## Entries with chart source code
*****

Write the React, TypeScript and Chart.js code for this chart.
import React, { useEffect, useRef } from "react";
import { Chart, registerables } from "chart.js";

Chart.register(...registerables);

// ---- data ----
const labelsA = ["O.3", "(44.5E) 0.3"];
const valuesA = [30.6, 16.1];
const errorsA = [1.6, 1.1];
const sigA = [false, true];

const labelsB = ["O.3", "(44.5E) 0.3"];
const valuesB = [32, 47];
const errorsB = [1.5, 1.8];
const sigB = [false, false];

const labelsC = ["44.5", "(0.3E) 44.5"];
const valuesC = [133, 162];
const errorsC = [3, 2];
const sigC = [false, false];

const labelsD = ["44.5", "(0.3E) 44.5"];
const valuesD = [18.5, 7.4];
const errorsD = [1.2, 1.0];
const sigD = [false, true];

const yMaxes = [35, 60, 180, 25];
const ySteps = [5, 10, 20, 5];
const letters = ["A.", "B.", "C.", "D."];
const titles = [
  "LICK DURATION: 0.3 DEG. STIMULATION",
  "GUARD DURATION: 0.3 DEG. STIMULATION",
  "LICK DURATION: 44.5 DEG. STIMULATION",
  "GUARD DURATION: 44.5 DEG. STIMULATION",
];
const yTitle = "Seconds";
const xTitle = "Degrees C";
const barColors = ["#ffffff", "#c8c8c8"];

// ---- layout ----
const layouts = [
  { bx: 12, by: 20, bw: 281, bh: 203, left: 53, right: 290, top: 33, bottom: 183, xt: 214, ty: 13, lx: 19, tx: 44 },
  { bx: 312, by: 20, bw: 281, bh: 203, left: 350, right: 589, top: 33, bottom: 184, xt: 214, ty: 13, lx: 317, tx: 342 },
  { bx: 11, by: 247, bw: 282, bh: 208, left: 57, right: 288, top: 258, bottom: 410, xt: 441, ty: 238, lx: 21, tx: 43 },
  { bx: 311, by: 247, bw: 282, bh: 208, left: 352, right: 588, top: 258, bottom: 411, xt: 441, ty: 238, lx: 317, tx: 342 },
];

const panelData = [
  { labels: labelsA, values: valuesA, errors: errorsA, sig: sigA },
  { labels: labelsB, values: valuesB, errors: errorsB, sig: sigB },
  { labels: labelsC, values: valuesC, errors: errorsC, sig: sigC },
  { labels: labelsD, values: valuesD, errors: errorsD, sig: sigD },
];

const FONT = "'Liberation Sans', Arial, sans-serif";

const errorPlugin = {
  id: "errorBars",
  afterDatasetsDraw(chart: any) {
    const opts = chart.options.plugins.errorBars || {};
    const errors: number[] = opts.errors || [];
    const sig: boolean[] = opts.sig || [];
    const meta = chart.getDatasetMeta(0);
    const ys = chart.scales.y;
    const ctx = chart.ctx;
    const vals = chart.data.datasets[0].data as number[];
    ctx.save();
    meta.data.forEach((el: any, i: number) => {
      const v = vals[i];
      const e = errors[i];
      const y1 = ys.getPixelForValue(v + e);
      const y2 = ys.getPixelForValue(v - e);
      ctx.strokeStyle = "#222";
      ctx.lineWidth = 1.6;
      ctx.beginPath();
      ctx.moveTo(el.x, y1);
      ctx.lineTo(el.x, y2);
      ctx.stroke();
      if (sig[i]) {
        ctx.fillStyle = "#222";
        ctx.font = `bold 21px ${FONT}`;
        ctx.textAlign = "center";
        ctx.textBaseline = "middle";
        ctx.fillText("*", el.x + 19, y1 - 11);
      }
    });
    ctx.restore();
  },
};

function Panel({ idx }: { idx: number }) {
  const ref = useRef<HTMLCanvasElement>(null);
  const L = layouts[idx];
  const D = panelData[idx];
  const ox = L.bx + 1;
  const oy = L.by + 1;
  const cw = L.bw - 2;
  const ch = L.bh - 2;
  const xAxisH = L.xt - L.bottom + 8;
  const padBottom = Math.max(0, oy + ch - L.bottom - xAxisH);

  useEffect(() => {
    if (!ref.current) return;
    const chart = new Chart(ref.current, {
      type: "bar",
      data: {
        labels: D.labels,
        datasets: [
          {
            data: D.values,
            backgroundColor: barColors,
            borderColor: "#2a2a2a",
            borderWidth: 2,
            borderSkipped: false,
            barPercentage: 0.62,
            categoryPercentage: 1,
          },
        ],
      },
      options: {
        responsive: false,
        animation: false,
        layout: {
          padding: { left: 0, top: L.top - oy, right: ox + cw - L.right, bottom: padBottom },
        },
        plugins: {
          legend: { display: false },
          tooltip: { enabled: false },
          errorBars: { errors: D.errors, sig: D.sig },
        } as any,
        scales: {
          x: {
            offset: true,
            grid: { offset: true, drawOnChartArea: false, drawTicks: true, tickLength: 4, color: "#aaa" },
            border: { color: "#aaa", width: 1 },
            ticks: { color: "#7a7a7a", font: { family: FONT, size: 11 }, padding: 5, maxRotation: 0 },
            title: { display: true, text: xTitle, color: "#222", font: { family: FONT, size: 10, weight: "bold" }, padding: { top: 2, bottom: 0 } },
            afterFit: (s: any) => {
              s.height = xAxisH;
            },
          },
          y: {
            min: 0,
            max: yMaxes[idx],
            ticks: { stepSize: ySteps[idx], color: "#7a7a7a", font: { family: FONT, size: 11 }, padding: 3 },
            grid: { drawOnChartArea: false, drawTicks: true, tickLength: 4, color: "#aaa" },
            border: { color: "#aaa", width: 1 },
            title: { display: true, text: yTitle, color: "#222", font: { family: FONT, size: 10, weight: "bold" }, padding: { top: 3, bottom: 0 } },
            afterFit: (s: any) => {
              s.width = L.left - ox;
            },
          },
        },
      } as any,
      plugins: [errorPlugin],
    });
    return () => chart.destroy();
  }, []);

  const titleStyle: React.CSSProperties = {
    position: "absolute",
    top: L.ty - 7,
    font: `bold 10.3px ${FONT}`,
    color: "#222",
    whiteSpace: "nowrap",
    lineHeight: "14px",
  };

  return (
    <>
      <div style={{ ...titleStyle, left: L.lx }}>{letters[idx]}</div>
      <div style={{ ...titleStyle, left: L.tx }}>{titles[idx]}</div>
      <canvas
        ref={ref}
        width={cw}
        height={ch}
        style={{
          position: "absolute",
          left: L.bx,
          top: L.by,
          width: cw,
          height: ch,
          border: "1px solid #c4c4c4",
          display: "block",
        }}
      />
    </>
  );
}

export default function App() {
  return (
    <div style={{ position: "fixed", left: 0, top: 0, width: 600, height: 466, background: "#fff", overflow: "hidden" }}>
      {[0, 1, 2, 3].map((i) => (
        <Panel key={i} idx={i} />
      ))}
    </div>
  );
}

*****

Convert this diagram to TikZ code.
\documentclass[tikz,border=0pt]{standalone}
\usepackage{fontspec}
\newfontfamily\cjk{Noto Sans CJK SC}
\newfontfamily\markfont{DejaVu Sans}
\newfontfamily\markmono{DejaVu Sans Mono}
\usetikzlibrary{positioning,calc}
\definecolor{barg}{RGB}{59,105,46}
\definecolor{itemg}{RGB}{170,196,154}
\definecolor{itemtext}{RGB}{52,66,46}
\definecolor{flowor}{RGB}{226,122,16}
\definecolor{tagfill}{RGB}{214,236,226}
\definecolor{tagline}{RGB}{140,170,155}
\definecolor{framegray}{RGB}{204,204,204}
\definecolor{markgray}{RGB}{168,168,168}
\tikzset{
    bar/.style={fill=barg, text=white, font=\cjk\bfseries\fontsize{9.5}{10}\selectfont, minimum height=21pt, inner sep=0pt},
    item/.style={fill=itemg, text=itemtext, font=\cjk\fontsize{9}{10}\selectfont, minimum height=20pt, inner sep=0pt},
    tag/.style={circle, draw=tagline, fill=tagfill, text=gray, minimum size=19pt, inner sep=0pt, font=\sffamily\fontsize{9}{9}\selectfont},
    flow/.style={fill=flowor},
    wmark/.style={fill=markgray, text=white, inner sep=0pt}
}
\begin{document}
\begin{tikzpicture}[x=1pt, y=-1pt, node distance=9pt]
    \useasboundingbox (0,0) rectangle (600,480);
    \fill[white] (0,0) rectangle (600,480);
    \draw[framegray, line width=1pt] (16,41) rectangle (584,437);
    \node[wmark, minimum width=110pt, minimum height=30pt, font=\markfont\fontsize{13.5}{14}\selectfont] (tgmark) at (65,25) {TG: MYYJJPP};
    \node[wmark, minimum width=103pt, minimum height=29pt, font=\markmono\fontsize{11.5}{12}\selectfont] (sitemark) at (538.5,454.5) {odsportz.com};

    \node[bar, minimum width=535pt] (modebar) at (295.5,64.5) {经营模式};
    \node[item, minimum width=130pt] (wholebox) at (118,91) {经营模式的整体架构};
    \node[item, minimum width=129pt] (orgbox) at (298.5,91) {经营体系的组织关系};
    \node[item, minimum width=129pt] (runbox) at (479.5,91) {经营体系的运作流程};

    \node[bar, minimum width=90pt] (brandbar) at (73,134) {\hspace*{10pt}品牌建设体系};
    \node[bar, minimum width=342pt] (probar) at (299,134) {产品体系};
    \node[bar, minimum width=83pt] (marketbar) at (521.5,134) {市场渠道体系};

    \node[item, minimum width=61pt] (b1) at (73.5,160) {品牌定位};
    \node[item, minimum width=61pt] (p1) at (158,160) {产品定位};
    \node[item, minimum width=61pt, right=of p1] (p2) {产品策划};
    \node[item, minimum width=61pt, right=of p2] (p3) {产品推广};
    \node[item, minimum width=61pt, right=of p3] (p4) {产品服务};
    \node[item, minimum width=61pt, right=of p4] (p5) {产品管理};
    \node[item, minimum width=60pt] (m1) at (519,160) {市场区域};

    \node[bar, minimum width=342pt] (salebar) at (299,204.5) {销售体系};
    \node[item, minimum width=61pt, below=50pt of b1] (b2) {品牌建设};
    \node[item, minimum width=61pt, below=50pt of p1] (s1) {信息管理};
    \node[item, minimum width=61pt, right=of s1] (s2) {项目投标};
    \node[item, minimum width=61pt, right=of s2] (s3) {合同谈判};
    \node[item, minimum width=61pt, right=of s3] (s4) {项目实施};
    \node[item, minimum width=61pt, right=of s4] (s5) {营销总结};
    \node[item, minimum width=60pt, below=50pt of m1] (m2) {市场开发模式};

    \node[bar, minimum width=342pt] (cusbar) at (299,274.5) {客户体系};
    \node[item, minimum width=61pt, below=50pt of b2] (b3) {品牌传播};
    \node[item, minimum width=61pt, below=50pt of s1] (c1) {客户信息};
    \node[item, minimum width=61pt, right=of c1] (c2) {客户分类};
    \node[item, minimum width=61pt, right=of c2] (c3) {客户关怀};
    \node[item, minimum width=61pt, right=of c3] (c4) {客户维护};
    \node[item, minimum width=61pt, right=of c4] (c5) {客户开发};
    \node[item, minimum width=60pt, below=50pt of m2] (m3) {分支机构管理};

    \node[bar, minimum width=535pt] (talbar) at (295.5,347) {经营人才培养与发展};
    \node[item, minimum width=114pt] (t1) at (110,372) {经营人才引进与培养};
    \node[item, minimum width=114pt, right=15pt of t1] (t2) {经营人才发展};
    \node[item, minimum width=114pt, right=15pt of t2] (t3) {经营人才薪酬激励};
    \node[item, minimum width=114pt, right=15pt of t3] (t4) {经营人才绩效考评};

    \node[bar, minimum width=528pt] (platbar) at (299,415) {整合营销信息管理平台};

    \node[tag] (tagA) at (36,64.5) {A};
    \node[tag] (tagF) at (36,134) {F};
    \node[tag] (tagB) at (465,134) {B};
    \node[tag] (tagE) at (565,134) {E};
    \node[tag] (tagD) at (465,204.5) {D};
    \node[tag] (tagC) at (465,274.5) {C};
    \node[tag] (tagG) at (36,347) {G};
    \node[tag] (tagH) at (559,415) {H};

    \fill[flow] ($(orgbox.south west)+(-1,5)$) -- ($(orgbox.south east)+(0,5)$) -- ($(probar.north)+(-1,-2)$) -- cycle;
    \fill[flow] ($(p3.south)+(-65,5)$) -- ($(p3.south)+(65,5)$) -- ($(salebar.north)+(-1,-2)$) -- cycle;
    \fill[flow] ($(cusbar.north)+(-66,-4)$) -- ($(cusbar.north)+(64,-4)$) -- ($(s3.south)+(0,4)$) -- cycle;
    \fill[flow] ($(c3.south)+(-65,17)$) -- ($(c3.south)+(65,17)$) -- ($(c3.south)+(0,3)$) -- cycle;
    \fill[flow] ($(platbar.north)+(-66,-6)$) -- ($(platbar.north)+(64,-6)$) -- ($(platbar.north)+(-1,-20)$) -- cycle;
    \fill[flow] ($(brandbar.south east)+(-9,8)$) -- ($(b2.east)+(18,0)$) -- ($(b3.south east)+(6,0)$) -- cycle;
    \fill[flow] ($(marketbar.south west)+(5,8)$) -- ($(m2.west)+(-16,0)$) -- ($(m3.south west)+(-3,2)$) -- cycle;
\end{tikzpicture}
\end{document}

*****

## GOAL
Scan the records above for the string "React", then report every line that contains it.

## ANSWER FOR THIS EXERCISE
Write the React, TypeScript and Chart.js code for this chart.
import React, { useEffect, useRef } from "react";
  const titleStyle: React.CSSProperties = {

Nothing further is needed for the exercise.